Nel calcio di oggi, un concetto del genere è assolutamente alieno, ma l'autore del libro cita un esempio per tutti. "All'epoca Hector Scarone era ciò che oggi sono Messi e Cristiano Ronaldo. Il Barcellona gli propose un ricchissimo contratto da professionista, ma lui preferì rimanere in Uruguay e continuare a fare il dilettante, in modo da partecipare ai Giochi Olimpici con la propria Nazionale. Oggi questo sarebbe assolutamente inconcepibile, era un altro calcio molto più romantico, fatto di sentimenti puri e vicino alla gente".
La Celeste ed il 'Gotha' del calcio mondiale
Nella storia del calcio, l'Uruguay sarà sempre ricordato in particolare per aver organizzato e vinto il primo Mondiale nel 1930.
C'è chi definisce quel torneo un 'piccolo mondiale', per l'assenza delle maggior parte delle squadre europee. "Questo è vero - sottolinea Mello - ma nel 1930 quella squadra era già alla fine del suo grande ciclo.

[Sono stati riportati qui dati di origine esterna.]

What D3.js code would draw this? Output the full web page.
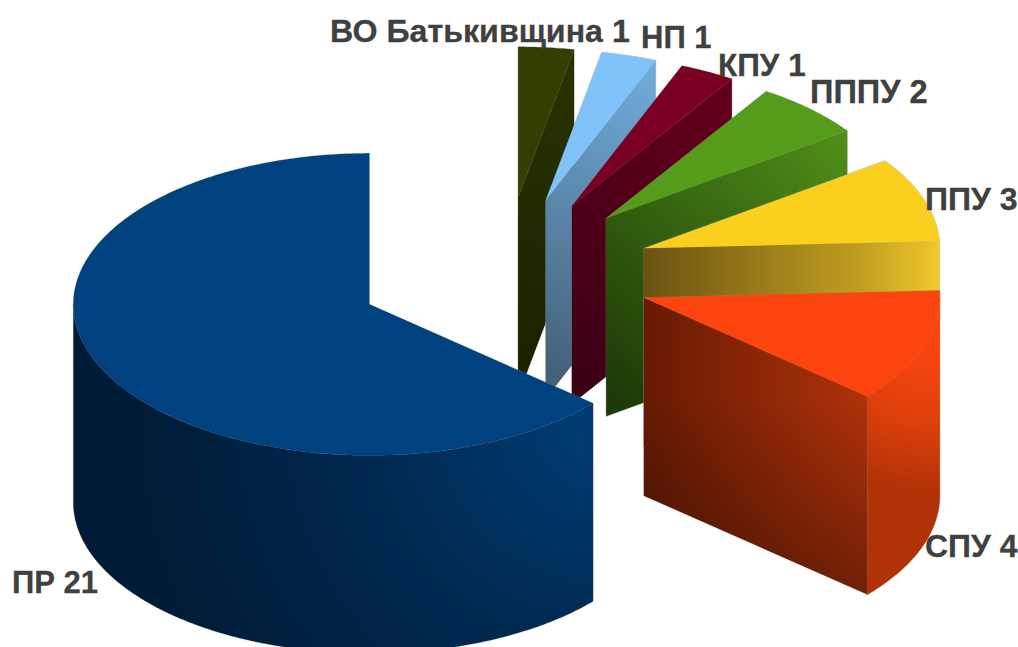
<!DOCTYPE html>
<html><head><meta charset="utf-8">
<script src="https://cdn.jsdelivr.net/npm/d3@7"></script>
<style>html,body{margin:0;padding:0;background:#fff;overflow:hidden}svg{display:block}</style>
</head><body><svg id="c" width="1018" height="647"></svg>
<script>
// Data
const parties = ["ВО Батькивщина","НП","КПУ","ПППУ","ППУ","СПУ","ПР"];
const seats   = [1,1,1,2,3,4,21];
// Styling
const topColors  = ["#333f00","#7fc3fa","#7a0023","#559c1b","#fad01f","#fc440f","#00427f"];
const wallDark   = ["#1a2200","#45617a","#3a0014","#1d3a07","#6b5212","#661a04","#001b36"];
const wallLight  = ["#293300","#72aedd","#66001d","#4f9019","#f0c92b","#b0320a","#003d75"];
const labelPos   = [[330,42],[641,48],[718,76],[810,103],[925,210],[925,557],[12,593]];
const fontSizes  = [32.2,31,31.5,32.6,32,31.9,31];
// Layout of the projected pie
const cx=504, cy=273, rx=296, ry=151, depth=198, explode=0.5;

const svg=d3.select("#c"), defs=svg.append("defs");
const X=d3.scaleLinear().domain([-1,1]).range([cx-rx,cx+rx]);
const Y=d3.scaleLinear().domain([-1,1]).range([cy+ry,cy-ry]);
const pie=d3.pie().sort(null).value(d=>d).startAngle(0).endAngle(2*Math.PI);
const arcs=pie(seats);
const line=d3.line();
const p=(u,v,z=0)=>[X(u),Y(v)+z*depth];

function grad(id,x1,y1,x2,y2,stops){
  const g=defs.append("linearGradient").attr("id",id).attr("gradientUnits","userSpaceOnUse")
    .attr("x1",x1).attr("y1",y1).attr("x2",x2).attr("y2",y2);
  stops.forEach(s=>g.append("stop").attr("offset",s[0]).attr("stop-color",s[1]).attr("stop-opacity",s[2]==null?1:s[2]));
  return `url(#${id})`;
}
function radial(id,c0,c1,r,stops){
  const g=defs.append("radialGradient").attr("id",id).attr("gradientUnits","userSpaceOnUse")
    .attr("cx",c0).attr("cy",c1).attr("r",r);
  stops.forEach(s=>g.append("stop").attr("offset",s[0]).attr("stop-color",s[1]));
  return `url(#${id})`;
}

arcs.forEach((a,i)=>{
  const mid=(a.startAngle+a.endAngle)/2;
  const ox=explode*Math.sin(mid), oy=explode*Math.cos(mid);
  const rim=(t0,t1)=>{
    const n=Math.max(2,Math.ceil((t1-t0)/0.01));
    return d3.range(n+1).map(k=>{const t=t0+(t1-t0)*k/n;return [ox+Math.sin(t),oy+Math.cos(t)];});
  };
  const apex=[ox,oy];
  const g=svg.append("g").attr("class","slice");
  const faces=[];
  // top face
  const topPts=[apex,...rim(a.startAngle,a.endAngle)].map(q=>p(q[0],q[1],0));
  // end wall
  if(a.endAngle<Math.PI){
    const e=[ox+Math.sin(a.endAngle),oy+Math.cos(a.endAngle)];
    const pts=[p(apex[0],apex[1]),p(e[0],e[1]),p(e[0],e[1],1),p(apex[0],apex[1],1)];
    let base;
    if(i===5){
      base=grad("w"+i,pts[0][0],0,pts[1][0],0,[[0,wallDark[i]],[1,wallLight[i]]]);
    } else if(i===4){
      base=grad("w"+i,pts[0][0],0,pts[1][0],0,[[0,wallDark[i]],[.75,"#c3a020"],[1,wallLight[i]]]);
    } else {
      base=grad("w"+i,pts[3][0],pts[3][1]-30,pts[1][0],pts[1][1],[[0,wallDark[i]],[1,wallLight[i]]]);
    }
    faces.push({pts,fill:base});
    if(i===5){
      const shade=grad("s"+i,0,pts[1][1],0,pts[2][1],[[0,"#000",0],[1,"#000",.36]]);
      faces.push({pts,fill:shade,overlay:true});
    }
  }
  // outer wall
  const w0=Math.max(a.startAngle,Math.PI/2), w1=Math.min(a.endAngle,1.5*Math.PI);
  if(w1>w0){
    const r=rim(w0,w1);
    const pts=[...r.map(q=>p(q[0],q[1],0)),...r.slice().reverse().map(q=>p(q[0],q[1],1))];
    const s=p(ox+Math.sin(a.startAngle),oy+Math.cos(a.startAngle));
    const fill= i===5
      ? radial("o"+i,s[0]+10,s[1]-30,235,[[0,"#fc4510"],[.42,"#f8440f"],[.7,"#dd3f0c"],[1,"#b03206"]])
      : radial("o"+i,s[0]+5,s[1]+20,470,[[0,wallLight[i]],[.45,"#002a52"],[1,wallDark[i]]]);
    faces.push({pts,fill});
  }
  faces.push({pts:topPts,fill:topColors[i],top:true});
  // hairline silhouette beneath the fills
  faces.forEach(f=>{ if(!f.overlay) g.append("path").attr("d",line(f.pts)+"Z").attr("fill","none")
     .attr("stroke","#8c8c8c").attr("stroke-opacity",.5).attr("stroke-width",1).attr("stroke-linejoin","round");});
  g.selectAll("path.face").data(faces).join("path").attr("class","face")
    .attr("d",f=>line(f.pts)+"Z").attr("fill",f=>f.fill);
});

svg.append("g").selectAll("text").data(parties).join("text")
  .attr("x",(d,i)=>labelPos[i][0]).attr("y",(d,i)=>labelPos[i][1])
  .attr("font-family","'Liberation Sans',Arial,sans-serif").attr("font-weight",700)
  .attr("font-size",(d,i)=>fontSizes[i]).attr("fill","#404040")
  .attr("stroke","#404040").attr("stroke-width",.3)
  .text((d,i)=>`${d} ${seats[i]}`);
</script></body></html>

La finale di Montevideo del 1930 contro l'Argentina rappresenta comunque il meglio del calcio mondiale di quell'epoca, non dimentichiamo che le due nazionali sudamericane erano già state protagoniste di un'altra finale, quella olimpica di due anni prima. Ed in quelle Olimpiadi, così come quelle del 1924, erano presenti tutte le più forti rappresentative europee. L'Uruguay vinse due titoli olimpici in Europa, la storia dei Mondiali di calcio dimostra quanto sia difficile vincere lontano dal proprio continente: soltanto il Brasile e, in tempi più recenti, la Spagna e la Germania ci sono riuscite".
Il libro rende pertanto giustizia ad una squadra che, spesso, quando si elencano le 'Nazionali ideali' della storia del calcio, viene esclusa. "L'Uruguay degli invincibili, l'Italia di Vittorio Pozzo, la 'Grande Ungheria', il Brasile di Pelè del 1970, l'Olanda degli anni '70 e la Spagna del periodo 2008-2012 sono le squadre nazionali che hanno segnato la storia del calcio perché hanno lasciato una traccia innovativa che è stata presa d'esempio da altre formazioni. Sono squadre che sarebbero state grandi in ogni epoca, perché una grande squadra è sempre una grande squadra ed un fuoriclasse rimane tale, indipendentemte dai periodi storici".